Inspired

In 2005, I received a commission to do my first interiors job, for Vodafone. The main piece was to be a map showing its global activity. Finally, I was able to bring together several influences into one piece.

First, my father is an optician and my mother is a ceramicist, and their two disciplines have slowly filtered into my sphere of interest. Light, glass and form have begun to excite me more than the horribly constraining, two-dimensional, rectangular world of the screen.

Second, Ron Arad’s reactive curtain (which we at Tomato collaborated on) really exploded with the idea of the screen. It was both penetrable and multi-planed (front and back). Though experientially it was a fantastic piece, it still relied on a translucent medium to carry the projection.

Third, Ingo Maurer’s LED bench, which was exhibited at the Victoria & Albert Museum, demonstrated the magic of wireless light in space – but it’s a shame it was static.

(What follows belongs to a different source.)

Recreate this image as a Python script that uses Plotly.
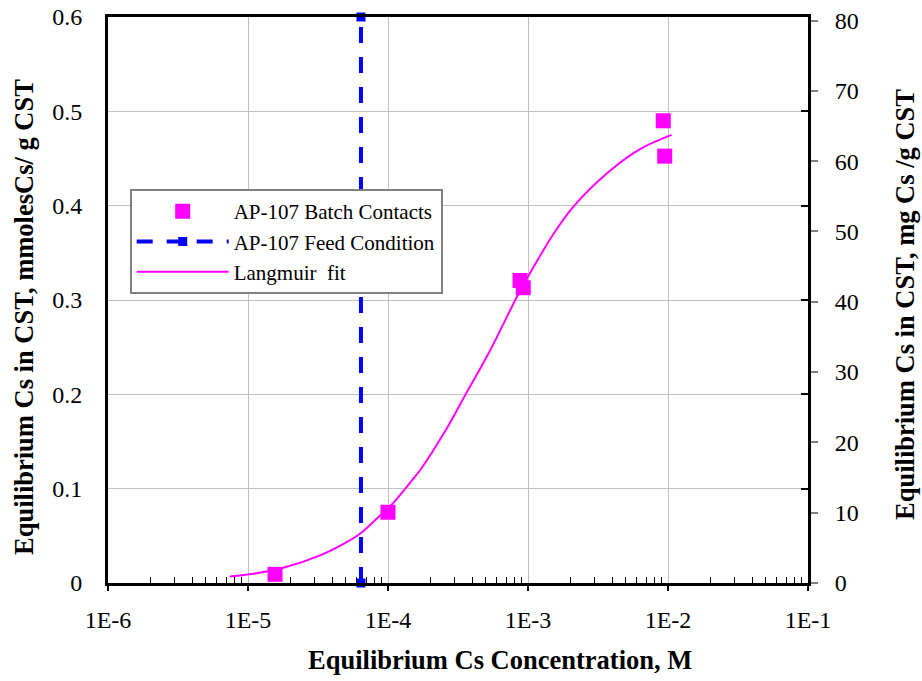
import plotly.graph_objects as go

# ---- data ----
batch_conc = [1.56e-5, 1.0e-4, 8.77e-4, 9.25e-4, 9.25e-3, 9.47e-3]
batch_q = [0.0092, 0.075, 0.3207, 0.313, 0.490, 0.4525]

feed_conc = [6.41e-5, 6.41e-5]
feed_q = [0.0, 0.6]

fit_conc = [7.44e-6, 1.09e-5, 1.79e-5, 3.27e-5, 5.07e-5, 6.31e-5, 8.30e-5, 1.09e-4,
            1.48e-4, 1.69e-4, 2.62e-4, 3.55e-4, 5.36e-4, 8.30e-4, 9.80e-4, 1.52e-3,
            2.11e-3, 3.85e-3, 6.31e-3, 1.06e-2]
fit_q = [0.0069, 0.0098, 0.0161, 0.0292, 0.0433, 0.0522, 0.0681, 0.085,
         0.1087, 0.1193, 0.1635, 0.1988, 0.2465, 0.303, 0.3225, 0.370,
         0.399, 0.437, 0.460, 0.475]

x_tickvals = [1e-6, 1e-5, 1e-4, 1e-3, 1e-2, 1e-1]
x_ticktext = ["1E-6", "1E-5", "1E-4", "1E-3", "1E-2", "1E-1"]
x_minor = [m * 10.0 ** e for e in range(-6, -1) for m in range(2, 10)]
y_left_ticks = [0, 0.1, 0.2, 0.3, 0.4, 0.5, 0.6]
y_left_text = ["0", "0.1", "0.2", "0.3", "0.4", "0.5", "0.6"]
y_right_ticks = [0, 10, 20, 30, 40, 50, 60, 70, 80]

FONT = "Liberation Serif"

fig = go.Figure()

fig.add_trace(go.Scatter(
    x=batch_conc, y=batch_q, mode="markers", name="AP-107 Batch Contacts",
    marker=dict(symbol="square", size=15, color="#FF00FF"),
))
fig.add_trace(go.Scatter(
    x=feed_conc, y=feed_q, mode="lines+markers", name="AP-107 Feed Condition",
    line=dict(color="#0000FF", width=4, dash="16px,14px"),
    marker=dict(symbol="square", size=9, color="#0000FF"),
    cliponaxis=False,
))
fig.add_trace(go.Scatter(
    x=fit_conc, y=fit_q, mode="lines", name="Langmuir  fit",
    line=dict(color="#FF00FF", width=2, shape="spline", smoothing=0.9),
))
# helper (invisible) traces so that the right-hand axes are drawn
fig.add_trace(go.Scatter(
    x=[x_tickvals[0], x_tickvals[-1]], y=[y_right_ticks[0], y_right_ticks[-1]],
    yaxis="y2", mode="markers", marker=dict(opacity=0), showlegend=False, hoverinfo="skip",
))
fig.add_trace(go.Scatter(
    x=[x_tickvals[0], x_tickvals[-1]], y=[y_left_ticks[0], y_left_ticks[-1]],
    yaxis="y3", mode="markers", marker=dict(opacity=0), showlegend=False, hoverinfo="skip",
))

fig.update_layout(
    template="none",
    width=922, height=681,
    margin=dict(l=108, r=114, t=17, b=98, autoexpand=False),
    paper_bgcolor="white", plot_bgcolor="white",
    font=dict(family=FONT, size=24, color="black"),
    showlegend=True,
    legend=dict(
        x=0.031, y=0.696, xanchor="left", yanchor="top",
        bgcolor="white", bordercolor="#808080", borderwidth=2,
        font=dict(family=FONT, size=21, color="black"),
        itemwidth=92, tracegroupgap=0,
    ),
    xaxis=dict(
        type="log", range=[-6, -1], automargin=False,
        tickmode="array", tickvals=x_tickvals, ticktext=x_ticktext,
        ticks="outside", ticklen=5, tickwidth=1.5, tickcolor="black",
        showgrid=True, gridcolor="#C0C0C0", gridwidth=1,
        showline=True, linecolor="black", linewidth=3, mirror=True,
        zeroline=False,
        tickfont=dict(family=FONT, size=24),
        ticklabelstandoff=8,
        minor=dict(tickmode="array", tickvals=x_minor, ticks="inside", ticklen=6,
                   tickwidth=1.2, tickcolor="black", showgrid=False),
    ),
    yaxis=dict(
        range=[0, 0.6], automargin=False,
        tickmode="array", tickvals=y_left_ticks, ticktext=y_left_text,
        ticks="", showgrid=True, gridcolor="#C0C0C0", gridwidth=1,
        showline=True, linecolor="black", linewidth=3,
        zeroline=False, tickfont=dict(family=FONT, size=24),
        ticklabelstandoff=18,
    ),
    yaxis2=dict(
        range=[0, 80.5], overlaying="y", side="right", automargin=False,
        tickmode="array", tickvals=y_right_ticks,
        ticks="outside", ticklen=7, tickwidth=1.5, tickcolor="#808080",
        showgrid=False, showline=True, linecolor="black", linewidth=3,
        zeroline=False, tickfont=dict(family=FONT, size=24),
        ticklabelstandoff=12,
    ),
    yaxis3=dict(
        range=[0, 0.6], overlaying="y", side="right", automargin=False,
        tickmode="array", tickvals=y_left_ticks,
        ticks="inside", ticklen=7, tickwidth=1.5, tickcolor="black",
        showticklabels=False, showgrid=False, showline=False, zeroline=False,
    ),
    annotations=[
        dict(text="<b>Equilibrium Cs Concentration, M</b>", xref="paper", yref="paper",
             x=(500 - 108) / 700, y=(583 - 660) / 566, xanchor="center", yanchor="middle",
             showarrow=False, font=dict(family=FONT, size=26.5)),
        dict(text="<b>Equilibrium Cs in CST, mmolesCs/ g CST</b>", xref="paper", yref="paper",
             x=(24 - 108) / 700, y=(583 - 317) / 566, xanchor="center", yanchor="middle",
             textangle=-90, showarrow=False, font=dict(family=FONT, size=26.5)),
        dict(text="<b>Equilibrium Cs in CST, mg Cs /g CST</b>", xref="paper", yref="paper",
             x=(905 - 108) / 700, y=(583 - 305) / 566, xanchor="center", yanchor="middle",
             textangle=-90, showarrow=False, font=dict(family=FONT, size=26.5)),
    ],
)

fig.write_html("out.html")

Finally, a piece of work by Andrew Pepper at the Lumia exhibition in Copenhagen in 1999, where he combined simple geometric projections onto a rotating, simple, 3D form, made of several translucent, vertical planes – complexity emergent from the combination of two simple systems.

Note: do not attempt to make a curved, interactive, multi-depth projection surface at home – not because it is dangerous, it’s just bloody difficult and life is too short.

Note two: any similarity to the The Minority Report is purely coincidental.